I can't say anything about the city's quilted culture, because it has too many. I lived on a Korean patch of Falls Church.

Living in Washington was a lot like living in Disney World. I'll let you fill in the rest of the metaphor. (A fantasy-land with a rodent in charge, plenty of shows with all the real action underground, etc. Try it. Just about any metaphor works.)



Woe, how did I end up here in Kansas City, Missouri? As you approach Kansas City from Blue Springs on Interstate 70, all you can see is a small cluster of buildings rising amid broken tree cover. It looks like some post-apocalyptic vision of a deserted city as nature slowly reclaims its own. Oh, if only I had know how accurate first impressions can be.

I had been prepared for more western influence. Nothing could have prepared me to see adult men wearing cowboy boots, standing on their apartment balcony, waving cowboy hats, and yelling yee-ha (really! yee-ha!) at passing girls. I could even accept the almost surreal cowboy influence, if they took it to heart like they do in, say, Ft. Worth. The unfortunate fact is, there's just not much going on here.

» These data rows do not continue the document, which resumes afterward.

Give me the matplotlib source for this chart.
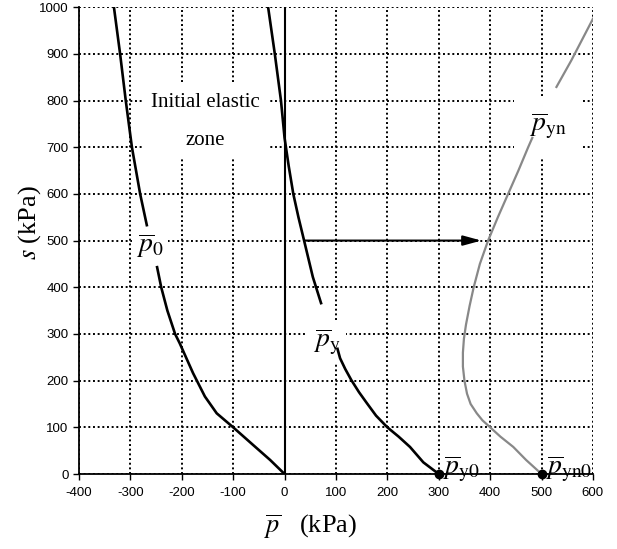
import numpy as np
import matplotlib
matplotlib.use("Agg")
import matplotlib.pyplot as plt

plt.rcParams['mathtext.fontset'] = 'stix'
plt.rcParams['font.family'] = 'Liberation Sans'
plt.rcParams['axes.unicode_minus'] = False

# curve p0 (black), split where the label sits
p0_lo_p = [0, -28, -61, -100, -132, -155, -178, -204, -213, -228, -240, -248]
p0_lo_s = [0, 30, 62, 100, 130, 166, 216, 280, 300, 350, 400, 443]
p0_hi_p = [-268, -281, -297, -309, -320, -332]
p0_hi_s = [533, 600, 700, 800, 900, 1000]

# curve py (black)
py_lo_p = [300, 270, 244, 222, 200, 178, 160, 145, 130, 118, 108, 103]
py_lo_s = [0, 25, 58, 80, 100, 125, 152, 175, 201, 225, 248, 268]
py_hi_p = [71, 55, 38, 27, 17, 8, 0, -7, -19, -32]
py_hi_s = [366, 422, 500, 550, 600, 660, 720, 800, 900, 1000]

# curve pyn (grey)
pyn_lo_p = [500, 470, 445, 420, 400, 385, 374, 362, 355, 350, 347, 347, 349, 353, 360, 368, 380, 396, 415, 435, 455, 474, 482]
pyn_lo_s = [0, 30, 58, 80, 100, 115, 130, 150, 172, 200, 230, 260, 290, 320, 360, 400, 450, 500, 550, 600, 650, 700, 720]
pyn_hi_p = [529, 558, 600]
pyn_hi_s = [829, 886, 975]

fig = plt.figure(figsize=(6.17, 5.49), dpi=100)
ax = fig.add_axes([0.128, 0.1366, 0.833, 0.8504])

ax.set_xlim(-400, 600)
ax.set_ylim(0, 1000)
ax.set_xticks(np.arange(-400, 601, 100))
ax.set_yticks(np.arange(0, 1001, 100))
ax.tick_params(labelsize=9.5, direction='out', length=4, width=1)
ax.tick_params(axis='x', pad=5)
ax.grid(True, color='black', linestyle=(0, (1, 1.4)), linewidth=1.4)
ax.spines['top'].set_visible(False)
ax.spines['right'].set_visible(False)
ax.spines['left'].set_linewidth(1.3)
ax.spines['bottom'].set_linewidth(1.3)
ax.set_axisbelow(True)

lw = 1.9
ax.plot(p0_lo_p, p0_lo_s, color='black', lw=lw, zorder=4)
ax.plot(p0_hi_p, p0_hi_s, color='black', lw=lw, zorder=4)
ax.plot(py_lo_p, py_lo_s, color='black', lw=lw, zorder=4)
ax.plot(py_hi_p, py_hi_s, color='black', lw=lw, zorder=4)
ax.plot(pyn_lo_p, pyn_lo_s, color='#888888', lw=1.6, zorder=4)
ax.plot(pyn_hi_p, pyn_hi_s, color='#888888', lw=1.6, zorder=4)
ax.plot([0, 0], [0, 1000], color='black', lw=1.5, zorder=4)

ax.annotate('', xy=(383, 500), xytext=(38, 500),
            arrowprops=dict(arrowstyle='-|>,head_length=1.1,head_width=0.3',
                            color='black', lw=1.5, shrinkA=0, shrinkB=0),
            zorder=5)

ax.plot([300, 500], [0, 0], 'o', color='black', ms=6, zorder=6, clip_on=False)

serif = 'Liberation Serif'
ax.text(-155, 756, 'Initial elastic\n\nzone', fontsize=15, family=serif,
        ha='center', va='center', multialignment='center', linespacing=1.0,
        bbox=dict(facecolor='white', edgecolor='none', pad=6), zorder=3)
ax.text(-262, 490, r'$\overline{p}_0$', fontsize=20,
        ha='center', va='center',
        bbox=dict(facecolor='white', edgecolor='none', pad=3), zorder=3)
ax.text(82, 282, r'$\overline{p}_{\rm y}$', fontsize=20,
        ha='center', va='center',
        bbox=dict(facecolor='white', edgecolor='none', pad=4), zorder=3)
ax.text(512, 745, r'$\overline{p}_{\rm yn}$', fontsize=20,
        ha='center', va='center',
        bbox=dict(facecolor='white', edgecolor='none', pad=11), zorder=3)
ax.text(306, 10, r'$\overline{p}_{\rm y0}$', fontsize=20,
        ha='left', va='center', zorder=7, clip_on=False)
ax.text(506, 10, r'$\overline{p}_{\rm yn0}$', fontsize=20,
        ha='left', va='center', zorder=7, clip_on=False)

fig.text(311 / 617, 1 - 527 / 549, r'$\overline{p}$   (kPa)', fontsize=19,
         family=serif, ha='center', va='center')
fig.text(30 / 617, 1 - 223 / 549, r'$s$ (kPa)', fontsize=19,
         family=serif, ha='center', va='center', rotation=90)

fig.savefig('out.png', dpi=100)
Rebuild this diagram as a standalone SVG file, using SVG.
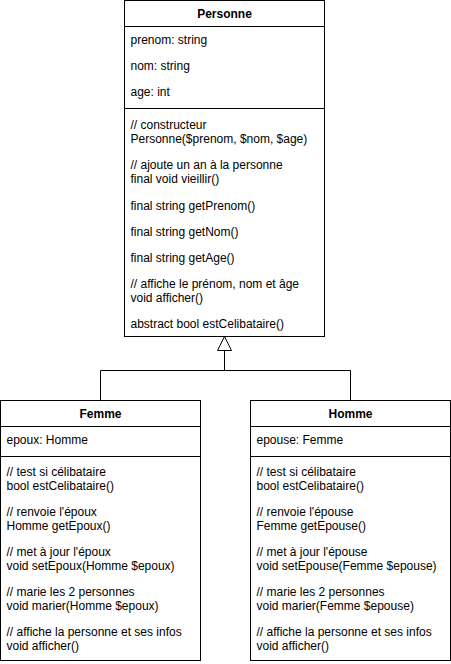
<svg xmlns="http://www.w3.org/2000/svg" width="451" height="664" viewBox="0 0 451 664">
<defs>
<style>
.box{fill:#fff;stroke:#000;stroke-width:1}
.sep{stroke:#000;stroke-width:1;fill:none}
.t{font-family:"Liberation Sans",Arial,Helvetica,sans-serif;font-size:12px;fill:#000}
.h{font-family:"Liberation Sans",Arial,Helvetica,sans-serif;font-size:12px;font-weight:bold;fill:#000;text-anchor:middle}
.edge{fill:none;stroke:#000;stroke-width:1}
</style>
<marker id="inh" viewBox="0 0 16 16" refX="15" refY="8" markerWidth="16" markerHeight="16" markerUnits="userSpaceOnUse" orient="auto">
<path d="M1,1 L15,8 L1,15 Z" fill="#fff" stroke="#000" stroke-width="1"/>
</marker>
</defs>
<rect width="451" height="664" fill="#fff"/>
<g id="connectors">
<path class="edge" d="M100.5,400.5 V370.5 H224.5 V336.5" marker-end="url(#inh)"/>
<path class="edge" d="M350.5,400.5 V370.5 H224.5"/>
</g>
<g id="Personne">
<rect class="box" x="124.5" y="0.5" width="200" height="336"/>
<line class="sep" x1="124.5" y1="26.5" x2="324.5" y2="26.5"/>
<line class="sep" x1="124.5" y1="108.5" x2="324.5" y2="108.5"/>
<text class="h" x="224.5" y="18">Personne</text>
<text class="t" x="130.5" y="44">prenom: string</text>
<text class="t" x="130.5" y="70">nom: string</text>
<text class="t" x="130.5" y="96">age: int</text>
<text class="t" x="130.5" y="129">// constructeur</text>
<text class="t" x="130.5" y="143.4">Personne($prenom, $nom, $age)</text>
<text class="t" x="130.5" y="169">// ajoute un an à la personne</text>
<text class="t" x="130.5" y="183.4">final void vieillir()</text>
<text class="t" x="130.5" y="210">final string getPrenom()</text>
<text class="t" x="130.5" y="236">final string getNom()</text>
<text class="t" x="130.5" y="262">final string getAge()</text>
<text class="t" x="130.5" y="288">// affiche le prénom, nom et âge</text>
<text class="t" x="130.5" y="302.4">void afficher()</text>
<text class="t" x="130.5" y="328">abstract bool estCelibataire()</text>
</g>
<g id="Femme">
<rect class="box" x="0.5" y="400.5" width="200" height="260"/>
<line class="sep" x1="0.5" y1="426.5" x2="200.5" y2="426.5"/>
<line class="sep" x1="0.5" y1="456.5" x2="200.5" y2="456.5"/>
<text class="h" x="100.5" y="418">Femme</text>
<text class="t" x="6.5" y="444">epoux: Homme</text>
<text class="t" x="6.5" y="476">// test si célibataire</text>
<text class="t" x="6.5" y="490.4">bool estCelibataire()</text>
<text class="t" x="6.5" y="516">// renvoie l'époux</text>
<text class="t" x="6.5" y="530.4">Homme getEpoux()</text>
<text class="t" x="6.5" y="556">// met à jour l'époux</text>
<text class="t" x="6.5" y="570.4">void setEpoux(Homme $epoux)</text>
<text class="t" x="6.5" y="596">// marie les 2 personnes</text>
<text class="t" x="6.5" y="610.4">void marier(Homme $epoux)</text>
<text class="t" x="6.5" y="636">// affiche la personne et ses infos</text>
<text class="t" x="6.5" y="650.4">void afficher()</text>
</g>
<g id="Homme">
<rect class="box" x="250.5" y="400.5" width="200" height="260"/>
<line class="sep" x1="250.5" y1="426.5" x2="450.5" y2="426.5"/>
<line class="sep" x1="250.5" y1="456.5" x2="450.5" y2="456.5"/>
<text class="h" x="350.5" y="418">Homme</text>
<text class="t" x="256.5" y="444">epouse: Femme</text>
<text class="t" x="256.5" y="476">// test si célibataire</text>
<text class="t" x="256.5" y="490.4">bool estCelibataire()</text>
<text class="t" x="256.5" y="516">// renvoie l'épouse</text>
<text class="t" x="256.5" y="530.4">Femme getEpouse()</text>
<text class="t" x="256.5" y="556">// met à jour l'épouse</text>
<text class="t" x="256.5" y="570.4">void setEpouse(Femme $epouse)</text>
<text class="t" x="256.5" y="596">// marie les 2 personnes</text>
<text class="t" x="256.5" y="610.4">void marier(Femme $epouse)</text>
<text class="t" x="256.5" y="636">// affiche la personne et ses infos</text>
<text class="t" x="256.5" y="650.4">void afficher()</text>
</g>
</svg>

This point was driven home recently when colleagues visited from Washington. The question "what should we go see on Saturday" elicited blank stares from everyone. My friend finally announced, entreatingly, "the fountains are running on the Plaza". No, I thought, I could be in Pamplona, where the bulls might be running; I could be in Seattle, and the sock-eye salmon could be running; I could even be in Detroit, where the perp's are running; but no, I'm in Kansas City, where the fountains are running.

The Plaza is a few square downtown blocks done up in Spanish architecture. They string Christmas lights around it for the holidays, and sell postcards of it. You really have to be from Cowspittle, Iowa to think it's a tourist attraction.